BayToday is welcoming veteran journalist Dave Dale back to the Village Media team as a columnist beginning Monday, which just happens to be his 56th birthday.
"I'm looking forward to the challenge of producing a new series of columns through BayToday," Dale said, noting the landscape for opinion writers these days is "much like a field of landmines where every word can trigger an intense backlash."
Dale, who has been writing about North Bay and area news and social issues for more than three decades, most recently worked full-time as a Local Journalism Initiative reporter through BayToday from September 2020 to April 3. Before that, Dale was a reporter, photographer, and columnist with The Nugget for 18 years August 2000 to September 2018.
A graduate of Canadore College's Print Journalism Program in 1989, he worked for several community newspapers in B.C., North Bay, Kapuskasing and Orillia before becoming the managing editor of the Union of Ontario Indian's Anishinabek News in 1993. He worked out of the headquarters on Nipissing First Nation on Highway 17 West for seven years before returning to mainstream journalism.
He has a reputation for being a hard-nosed political and social analyst who is irreverent to powers that be, while also sharing a compassionate and philosophical side.
"I've been described as having a 'salty wit' and I'm learning you can get your point across, provoke thought and spark discussion without being overly insulting or juvenile," he said, adding the goal will be to give people something worth reading past the headline and first sentence.
"It should be interesting. The first hurdle will be getting readers to accept the fact I'm a white male who doesn't quite fit in with either the 'woke' crowd or rednecks," he said. "I'm aware that's not going to be an easy task these days but I'm hoping my experience navigating societal rapids allows me to be a relevant and valuable voice."

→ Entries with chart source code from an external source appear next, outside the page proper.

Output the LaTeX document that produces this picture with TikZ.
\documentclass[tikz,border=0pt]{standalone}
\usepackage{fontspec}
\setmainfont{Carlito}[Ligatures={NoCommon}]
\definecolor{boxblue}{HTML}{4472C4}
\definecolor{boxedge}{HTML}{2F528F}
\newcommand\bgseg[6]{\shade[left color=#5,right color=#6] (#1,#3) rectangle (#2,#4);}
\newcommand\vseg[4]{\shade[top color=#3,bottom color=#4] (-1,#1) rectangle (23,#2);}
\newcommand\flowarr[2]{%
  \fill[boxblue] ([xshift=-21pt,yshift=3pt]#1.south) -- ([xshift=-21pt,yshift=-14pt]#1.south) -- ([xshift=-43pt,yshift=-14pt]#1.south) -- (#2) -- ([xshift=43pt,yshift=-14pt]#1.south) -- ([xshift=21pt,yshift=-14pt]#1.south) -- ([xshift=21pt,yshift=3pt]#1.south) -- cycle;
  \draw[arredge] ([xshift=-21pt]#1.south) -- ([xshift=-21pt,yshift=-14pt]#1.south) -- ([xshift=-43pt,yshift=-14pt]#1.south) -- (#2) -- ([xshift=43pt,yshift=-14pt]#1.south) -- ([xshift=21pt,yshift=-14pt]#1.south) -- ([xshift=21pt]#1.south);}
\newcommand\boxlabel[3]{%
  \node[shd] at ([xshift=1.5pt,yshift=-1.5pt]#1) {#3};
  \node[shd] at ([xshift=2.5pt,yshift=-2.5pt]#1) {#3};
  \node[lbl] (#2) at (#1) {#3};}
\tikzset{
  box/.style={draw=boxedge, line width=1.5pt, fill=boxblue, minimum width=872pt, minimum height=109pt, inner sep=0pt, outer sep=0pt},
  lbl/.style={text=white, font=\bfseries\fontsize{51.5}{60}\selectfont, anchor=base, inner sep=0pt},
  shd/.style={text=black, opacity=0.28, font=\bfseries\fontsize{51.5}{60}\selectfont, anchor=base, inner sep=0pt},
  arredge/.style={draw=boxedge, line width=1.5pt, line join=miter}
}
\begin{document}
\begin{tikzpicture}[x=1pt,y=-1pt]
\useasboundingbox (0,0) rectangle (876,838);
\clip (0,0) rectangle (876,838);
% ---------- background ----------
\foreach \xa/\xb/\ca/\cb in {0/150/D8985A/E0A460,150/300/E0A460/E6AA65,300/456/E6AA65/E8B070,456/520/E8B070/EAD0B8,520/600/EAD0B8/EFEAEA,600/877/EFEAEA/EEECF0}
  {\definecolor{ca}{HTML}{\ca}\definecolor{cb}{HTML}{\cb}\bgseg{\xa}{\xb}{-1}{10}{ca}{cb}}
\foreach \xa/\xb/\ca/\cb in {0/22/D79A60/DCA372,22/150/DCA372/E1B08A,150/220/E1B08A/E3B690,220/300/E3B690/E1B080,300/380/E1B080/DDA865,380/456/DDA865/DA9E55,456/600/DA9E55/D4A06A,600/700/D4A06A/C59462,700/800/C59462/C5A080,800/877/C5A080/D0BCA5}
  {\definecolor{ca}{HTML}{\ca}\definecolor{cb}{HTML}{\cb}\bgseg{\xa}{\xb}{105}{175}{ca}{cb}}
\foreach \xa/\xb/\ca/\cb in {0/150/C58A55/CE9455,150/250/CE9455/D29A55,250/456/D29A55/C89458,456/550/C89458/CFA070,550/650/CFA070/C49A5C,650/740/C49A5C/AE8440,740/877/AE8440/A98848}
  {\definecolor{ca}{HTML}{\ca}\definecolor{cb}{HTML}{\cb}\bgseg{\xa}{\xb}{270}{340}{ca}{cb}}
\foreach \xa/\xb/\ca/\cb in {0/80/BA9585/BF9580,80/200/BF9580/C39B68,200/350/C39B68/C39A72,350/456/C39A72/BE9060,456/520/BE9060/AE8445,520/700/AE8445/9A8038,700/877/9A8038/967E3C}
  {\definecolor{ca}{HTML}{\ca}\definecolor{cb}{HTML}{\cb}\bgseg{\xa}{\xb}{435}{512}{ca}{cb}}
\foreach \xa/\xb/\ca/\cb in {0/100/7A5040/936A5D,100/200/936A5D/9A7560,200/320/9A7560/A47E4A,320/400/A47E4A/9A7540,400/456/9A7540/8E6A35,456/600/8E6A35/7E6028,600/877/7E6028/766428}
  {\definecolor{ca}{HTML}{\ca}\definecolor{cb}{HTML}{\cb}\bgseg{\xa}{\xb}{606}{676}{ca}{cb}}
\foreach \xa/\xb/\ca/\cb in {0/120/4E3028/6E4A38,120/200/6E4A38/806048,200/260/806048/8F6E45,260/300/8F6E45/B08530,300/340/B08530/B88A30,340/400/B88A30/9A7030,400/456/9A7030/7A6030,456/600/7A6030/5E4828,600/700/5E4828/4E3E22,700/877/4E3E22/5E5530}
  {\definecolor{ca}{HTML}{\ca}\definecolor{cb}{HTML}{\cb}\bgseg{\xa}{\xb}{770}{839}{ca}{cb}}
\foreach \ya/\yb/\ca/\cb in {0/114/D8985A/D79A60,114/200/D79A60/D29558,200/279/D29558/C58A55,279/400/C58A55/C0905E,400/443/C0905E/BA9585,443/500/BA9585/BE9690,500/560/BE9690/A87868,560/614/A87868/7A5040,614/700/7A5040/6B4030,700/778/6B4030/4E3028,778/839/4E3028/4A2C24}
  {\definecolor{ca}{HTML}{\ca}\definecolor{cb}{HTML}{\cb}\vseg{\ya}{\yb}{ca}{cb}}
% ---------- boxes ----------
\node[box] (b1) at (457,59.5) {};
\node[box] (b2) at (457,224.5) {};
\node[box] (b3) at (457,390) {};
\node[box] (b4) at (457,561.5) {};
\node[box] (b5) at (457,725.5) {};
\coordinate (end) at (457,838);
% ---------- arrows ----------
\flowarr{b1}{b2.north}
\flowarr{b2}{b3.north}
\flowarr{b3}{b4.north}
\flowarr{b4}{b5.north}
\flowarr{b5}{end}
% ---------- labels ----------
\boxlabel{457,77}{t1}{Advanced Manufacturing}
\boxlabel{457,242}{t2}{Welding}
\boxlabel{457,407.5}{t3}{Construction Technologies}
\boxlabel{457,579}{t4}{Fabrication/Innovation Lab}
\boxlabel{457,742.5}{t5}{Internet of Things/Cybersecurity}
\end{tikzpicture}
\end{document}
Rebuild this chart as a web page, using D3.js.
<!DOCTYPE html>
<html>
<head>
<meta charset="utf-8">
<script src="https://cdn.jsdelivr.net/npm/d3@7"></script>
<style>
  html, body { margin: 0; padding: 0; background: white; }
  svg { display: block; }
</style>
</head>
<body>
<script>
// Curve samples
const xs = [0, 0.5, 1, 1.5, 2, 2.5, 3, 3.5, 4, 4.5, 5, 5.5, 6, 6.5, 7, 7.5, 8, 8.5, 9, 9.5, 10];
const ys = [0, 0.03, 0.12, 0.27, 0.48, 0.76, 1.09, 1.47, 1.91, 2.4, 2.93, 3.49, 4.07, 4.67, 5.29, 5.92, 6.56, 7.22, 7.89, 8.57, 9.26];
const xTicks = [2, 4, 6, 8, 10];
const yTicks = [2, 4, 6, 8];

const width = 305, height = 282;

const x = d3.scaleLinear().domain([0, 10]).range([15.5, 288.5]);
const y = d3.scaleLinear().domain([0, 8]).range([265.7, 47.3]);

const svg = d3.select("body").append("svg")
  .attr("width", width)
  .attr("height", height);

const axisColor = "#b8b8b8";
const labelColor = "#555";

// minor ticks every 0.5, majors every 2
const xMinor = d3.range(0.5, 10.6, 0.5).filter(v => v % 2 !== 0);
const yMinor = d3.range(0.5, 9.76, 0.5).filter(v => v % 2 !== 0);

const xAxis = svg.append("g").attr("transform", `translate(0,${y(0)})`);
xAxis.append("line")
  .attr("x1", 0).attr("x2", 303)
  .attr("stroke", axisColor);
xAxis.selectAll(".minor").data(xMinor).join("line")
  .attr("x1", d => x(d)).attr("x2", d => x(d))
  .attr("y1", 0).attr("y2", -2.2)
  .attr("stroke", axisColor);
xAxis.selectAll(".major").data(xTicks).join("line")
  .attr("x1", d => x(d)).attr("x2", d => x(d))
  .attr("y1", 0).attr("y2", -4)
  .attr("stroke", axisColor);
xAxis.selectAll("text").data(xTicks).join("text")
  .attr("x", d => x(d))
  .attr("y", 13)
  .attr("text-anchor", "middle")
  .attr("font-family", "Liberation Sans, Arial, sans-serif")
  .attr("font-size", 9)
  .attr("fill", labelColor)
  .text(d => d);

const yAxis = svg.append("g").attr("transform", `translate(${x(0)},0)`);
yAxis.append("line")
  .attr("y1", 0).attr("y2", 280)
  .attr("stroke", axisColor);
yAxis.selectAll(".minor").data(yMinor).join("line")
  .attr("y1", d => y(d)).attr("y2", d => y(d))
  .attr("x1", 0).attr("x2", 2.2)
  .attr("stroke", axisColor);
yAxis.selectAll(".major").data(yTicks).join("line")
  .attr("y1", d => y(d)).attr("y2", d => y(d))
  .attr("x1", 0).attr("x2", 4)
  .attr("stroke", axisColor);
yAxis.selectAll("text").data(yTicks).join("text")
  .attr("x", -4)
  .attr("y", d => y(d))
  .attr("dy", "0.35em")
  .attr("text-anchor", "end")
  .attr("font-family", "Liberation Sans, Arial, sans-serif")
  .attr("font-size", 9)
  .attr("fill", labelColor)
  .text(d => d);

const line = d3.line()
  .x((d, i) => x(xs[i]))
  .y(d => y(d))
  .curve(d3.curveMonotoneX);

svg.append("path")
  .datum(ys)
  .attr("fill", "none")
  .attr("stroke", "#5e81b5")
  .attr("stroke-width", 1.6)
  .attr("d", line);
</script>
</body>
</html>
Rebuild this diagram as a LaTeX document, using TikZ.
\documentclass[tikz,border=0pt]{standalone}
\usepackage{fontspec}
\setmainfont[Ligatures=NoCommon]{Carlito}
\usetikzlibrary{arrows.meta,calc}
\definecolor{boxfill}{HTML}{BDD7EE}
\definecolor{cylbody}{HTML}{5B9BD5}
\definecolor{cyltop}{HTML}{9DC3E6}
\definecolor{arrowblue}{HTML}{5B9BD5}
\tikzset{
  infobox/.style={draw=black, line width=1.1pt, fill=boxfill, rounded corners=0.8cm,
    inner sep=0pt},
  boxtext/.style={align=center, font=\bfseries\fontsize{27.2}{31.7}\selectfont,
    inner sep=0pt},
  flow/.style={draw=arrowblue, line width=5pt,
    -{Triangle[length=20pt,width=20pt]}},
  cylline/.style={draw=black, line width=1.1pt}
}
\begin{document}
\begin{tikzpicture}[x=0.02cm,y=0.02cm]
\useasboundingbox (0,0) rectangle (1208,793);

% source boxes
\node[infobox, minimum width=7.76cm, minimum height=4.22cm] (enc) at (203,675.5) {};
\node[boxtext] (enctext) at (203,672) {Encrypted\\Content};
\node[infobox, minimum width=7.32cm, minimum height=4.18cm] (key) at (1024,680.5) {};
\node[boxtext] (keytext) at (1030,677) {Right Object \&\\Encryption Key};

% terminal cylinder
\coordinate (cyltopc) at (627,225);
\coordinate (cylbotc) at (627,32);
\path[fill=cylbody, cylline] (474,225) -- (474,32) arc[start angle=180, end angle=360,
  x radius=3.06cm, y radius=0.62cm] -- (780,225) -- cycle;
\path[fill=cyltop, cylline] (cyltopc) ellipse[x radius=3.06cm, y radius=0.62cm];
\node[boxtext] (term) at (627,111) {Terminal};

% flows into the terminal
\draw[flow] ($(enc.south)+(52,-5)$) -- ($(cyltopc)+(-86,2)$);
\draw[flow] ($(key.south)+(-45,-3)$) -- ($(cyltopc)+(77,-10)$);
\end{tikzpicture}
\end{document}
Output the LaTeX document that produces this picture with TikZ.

Dale recently put the news reporting part of his journalism career on ice to create his Small Town Times Productions company, which publishes a quarterly print magazine called Back in the Bay. It features mostly retrospective articles about the area. It follows in the footsteps of A Bit of the Bay Magazine, which published 11 editions before wrapping up December 2020. He also has a website www.smalltowntimes.ca where the magazine is promoted while providing a multi-media story-telling platform for a stable of columnists.